## INPUT DATA
>>>>>
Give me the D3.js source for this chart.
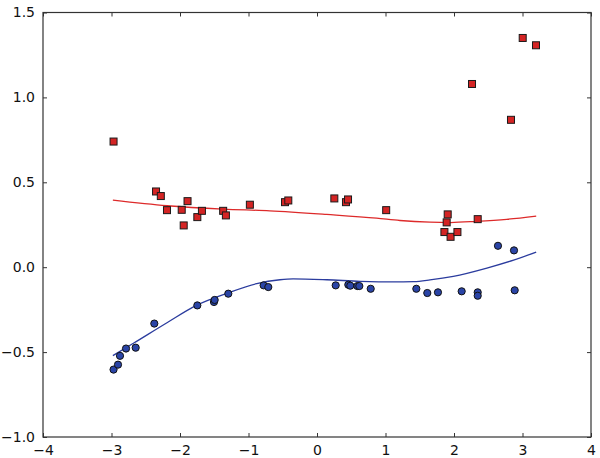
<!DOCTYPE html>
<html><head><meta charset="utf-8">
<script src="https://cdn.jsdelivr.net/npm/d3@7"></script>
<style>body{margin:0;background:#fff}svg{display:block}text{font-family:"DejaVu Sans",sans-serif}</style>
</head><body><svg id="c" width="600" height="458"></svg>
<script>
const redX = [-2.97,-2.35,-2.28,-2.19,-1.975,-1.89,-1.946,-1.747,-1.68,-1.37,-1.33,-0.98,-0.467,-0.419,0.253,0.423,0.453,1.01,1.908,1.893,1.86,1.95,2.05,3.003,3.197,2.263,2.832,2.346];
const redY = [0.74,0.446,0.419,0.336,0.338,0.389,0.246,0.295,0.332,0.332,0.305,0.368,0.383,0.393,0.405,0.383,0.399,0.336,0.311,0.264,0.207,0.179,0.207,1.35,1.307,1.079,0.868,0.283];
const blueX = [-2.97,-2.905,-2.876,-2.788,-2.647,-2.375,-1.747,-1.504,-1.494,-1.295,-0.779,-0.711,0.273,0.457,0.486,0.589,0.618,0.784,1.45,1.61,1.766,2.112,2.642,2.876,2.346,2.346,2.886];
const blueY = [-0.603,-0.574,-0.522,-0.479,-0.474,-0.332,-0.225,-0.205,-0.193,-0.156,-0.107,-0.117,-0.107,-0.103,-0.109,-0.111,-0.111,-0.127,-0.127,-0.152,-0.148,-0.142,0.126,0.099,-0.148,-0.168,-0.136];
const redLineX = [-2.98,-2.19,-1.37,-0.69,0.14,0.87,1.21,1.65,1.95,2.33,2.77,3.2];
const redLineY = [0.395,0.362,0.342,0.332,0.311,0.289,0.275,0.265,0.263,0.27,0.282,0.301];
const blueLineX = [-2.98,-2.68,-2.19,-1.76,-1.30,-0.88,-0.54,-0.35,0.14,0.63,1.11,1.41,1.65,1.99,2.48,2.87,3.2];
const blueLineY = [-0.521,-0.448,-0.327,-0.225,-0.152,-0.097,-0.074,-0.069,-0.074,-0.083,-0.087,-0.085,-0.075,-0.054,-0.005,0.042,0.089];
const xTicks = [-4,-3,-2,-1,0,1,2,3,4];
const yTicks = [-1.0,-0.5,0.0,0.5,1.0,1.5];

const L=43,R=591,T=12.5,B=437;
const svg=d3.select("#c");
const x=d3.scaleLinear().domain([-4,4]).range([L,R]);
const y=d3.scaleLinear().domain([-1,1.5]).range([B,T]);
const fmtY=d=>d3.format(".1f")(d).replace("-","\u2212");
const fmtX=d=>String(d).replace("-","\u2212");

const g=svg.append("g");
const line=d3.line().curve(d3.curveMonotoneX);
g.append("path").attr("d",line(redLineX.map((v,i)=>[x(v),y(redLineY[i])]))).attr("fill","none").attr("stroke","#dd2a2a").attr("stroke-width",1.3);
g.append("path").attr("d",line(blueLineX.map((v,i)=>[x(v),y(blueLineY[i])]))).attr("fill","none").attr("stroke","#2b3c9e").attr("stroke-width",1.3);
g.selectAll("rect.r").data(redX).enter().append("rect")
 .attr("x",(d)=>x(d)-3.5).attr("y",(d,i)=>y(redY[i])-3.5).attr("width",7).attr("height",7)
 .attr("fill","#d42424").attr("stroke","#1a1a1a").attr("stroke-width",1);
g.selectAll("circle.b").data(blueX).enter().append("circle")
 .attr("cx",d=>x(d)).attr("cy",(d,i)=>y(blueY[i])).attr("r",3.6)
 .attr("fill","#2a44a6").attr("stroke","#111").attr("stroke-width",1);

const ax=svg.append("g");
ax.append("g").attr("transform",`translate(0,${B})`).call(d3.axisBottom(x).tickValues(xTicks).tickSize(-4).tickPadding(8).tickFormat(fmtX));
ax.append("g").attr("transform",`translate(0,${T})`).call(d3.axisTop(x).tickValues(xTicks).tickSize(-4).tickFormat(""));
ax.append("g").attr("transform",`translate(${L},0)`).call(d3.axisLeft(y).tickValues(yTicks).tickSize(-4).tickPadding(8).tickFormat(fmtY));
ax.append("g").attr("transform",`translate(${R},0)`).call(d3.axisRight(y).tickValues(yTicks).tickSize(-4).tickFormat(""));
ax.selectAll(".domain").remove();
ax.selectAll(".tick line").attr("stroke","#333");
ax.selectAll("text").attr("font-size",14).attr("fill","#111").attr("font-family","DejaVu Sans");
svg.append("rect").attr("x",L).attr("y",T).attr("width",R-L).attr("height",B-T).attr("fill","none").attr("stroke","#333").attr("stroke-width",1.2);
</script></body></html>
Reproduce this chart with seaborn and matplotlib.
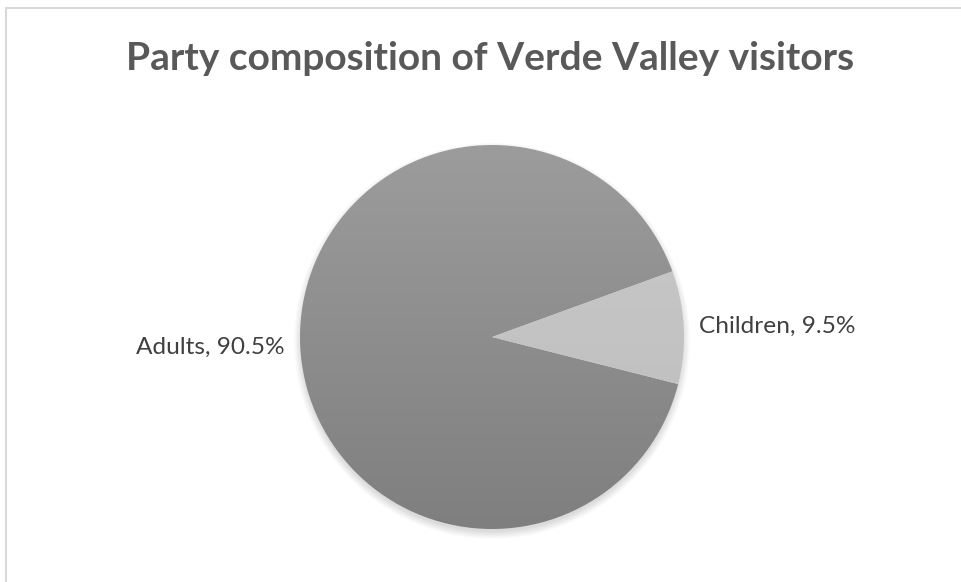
<<<<<
## EXERCISE PROMPT
Without the images, write out each line of the data verbatim.

## EXERCISE RESULT
Give me the D3.js source for this chart.
<!DOCTYPE html>
<html><head><meta charset="utf-8">
<script src="https://cdn.jsdelivr.net/npm/d3@7"></script>
<style>body{margin:0;background:#fff}svg{display:block}text{font-family:"DejaVu Sans",sans-serif}</style>
</head><body><svg id="c" width="600" height="458"></svg>
<script>
const redX = [-2.97,-2.35,-2.28,-2.19,-1.975,-1.89,-1.946,-1.747,-1.68,-1.37,-1.33,-0.98,-0.467,-0.419,0.253,0.423,0.453,1.01,1.908,1.893,1.86,1.95,2.05,3.003,3.197,2.263,2.832,2.346];
const redY = [0.74,0.446,0.419,0.336,0.338,0.389,0.246,0.295,0.332,0.332,0.305,0.368,0.383,0.393,0.405,0.383,0.399,0.336,0.311,0.264,0.207,0.179,0.207,1.35,1.307,1.079,0.868,0.283];
const blueX = [-2.97,-2.905,-2.876,-2.788,-2.647,-2.375,-1.747,-1.504,-1.494,-1.295,-0.779,-0.711,0.273,0.457,0.486,0.589,0.618,0.784,1.45,1.61,1.766,2.112,2.642,2.876,2.346,2.346,2.886];
const blueY = [-0.603,-0.574,-0.522,-0.479,-0.474,-0.332,-0.225,-0.205,-0.193,-0.156,-0.107,-0.117,-0.107,-0.103,-0.109,-0.111,-0.111,-0.127,-0.127,-0.152,-0.148,-0.142,0.126,0.099,-0.148,-0.168,-0.136];
const redLineX = [-2.98,-2.19,-1.37,-0.69,0.14,0.87,1.21,1.65,1.95,2.33,2.77,3.2];
const redLineY = [0.395,0.362,0.342,0.332,0.311,0.289,0.275,0.265,0.263,0.27,0.282,0.301];
const blueLineX = [-2.98,-2.68,-2.19,-1.76,-1.30,-0.88,-0.54,-0.35,0.14,0.63,1.11,1.41,1.65,1.99,2.48,2.87,3.2];
const blueLineY = [-0.521,-0.448,-0.327,-0.225,-0.152,-0.097,-0.074,-0.069,-0.074,-0.083,-0.087,-0.085,-0.075,-0.054,-0.005,0.042,0.089];
const xTicks = [-4,-3,-2,-1,0,1,2,3,4];
const yTicks = [-1.0,-0.5,0.0,0.5,1.0,1.5];

const L=43,R=591,T=12.5,B=437;
const svg=d3.select("#c");
const x=d3.scaleLinear().domain([-4,4]).range([L,R]);
const y=d3.scaleLinear().domain([-1,1.5]).range([B,T]);
const fmtY=d=>d3.format(".1f")(d).replace("-","\u2212");
const fmtX=d=>String(d).replace("-","\u2212");

const g=svg.append("g");
const line=d3.line().curve(d3.curveMonotoneX);
g.append("path").attr("d",line(redLineX.map((v,i)=>[x(v),y(redLineY[i])]))).attr("fill","none").attr("stroke","#dd2a2a").attr("stroke-width",1.3);
g.append("path").attr("d",line(blueLineX.map((v,i)=>[x(v),y(blueLineY[i])]))).attr("fill","none").attr("stroke","#2b3c9e").attr("stroke-width",1.3);
g.selectAll("rect.r").data(redX).enter().append("rect")
 .attr("x",(d)=>x(d)-3.5).attr("y",(d,i)=>y(redY[i])-3.5).attr("width",7).attr("height",7)
 .attr("fill","#d42424").attr("stroke","#1a1a1a").attr("stroke-width",1);
g.selectAll("circle.b").data(blueX).enter().append("circle")
 .attr("cx",d=>x(d)).attr("cy",(d,i)=>y(blueY[i])).attr("r",3.6)
 .attr("fill","#2a44a6").attr("stroke","#111").attr("stroke-width",1);

const ax=svg.append("g");
ax.append("g").attr("transform",`translate(0,${B})`).call(d3.axisBottom(x).tickValues(xTicks).tickSize(-4).tickPadding(8).tickFormat(fmtX));
ax.append("g").attr("transform",`translate(0,${T})`).call(d3.axisTop(x).tickValues(xTicks).tickSize(-4).tickFormat(""));
ax.append("g").attr("transform",`translate(${L},0)`).call(d3.axisLeft(y).tickValues(yTicks).tickSize(-4).tickPadding(8).tickFormat(fmtY));
ax.append("g").attr("transform",`translate(${R},0)`).call(d3.axisRight(y).tickValues(yTicks).tickSize(-4).tickFormat(""));
ax.selectAll(".domain").remove();
ax.selectAll(".tick line").attr("stroke","#333");
ax.selectAll("text").attr("font-size",14).attr("fill","#111").attr("font-family","DejaVu Sans");
svg.append("rect").attr("x",L).attr("y",T).attr("width",R-L).attr("height",B-T).attr("fill","none").attr("stroke","#333").attr("stroke-width",1.2);
</script></body></html>
Reproduce this chart with seaborn and matplotlib.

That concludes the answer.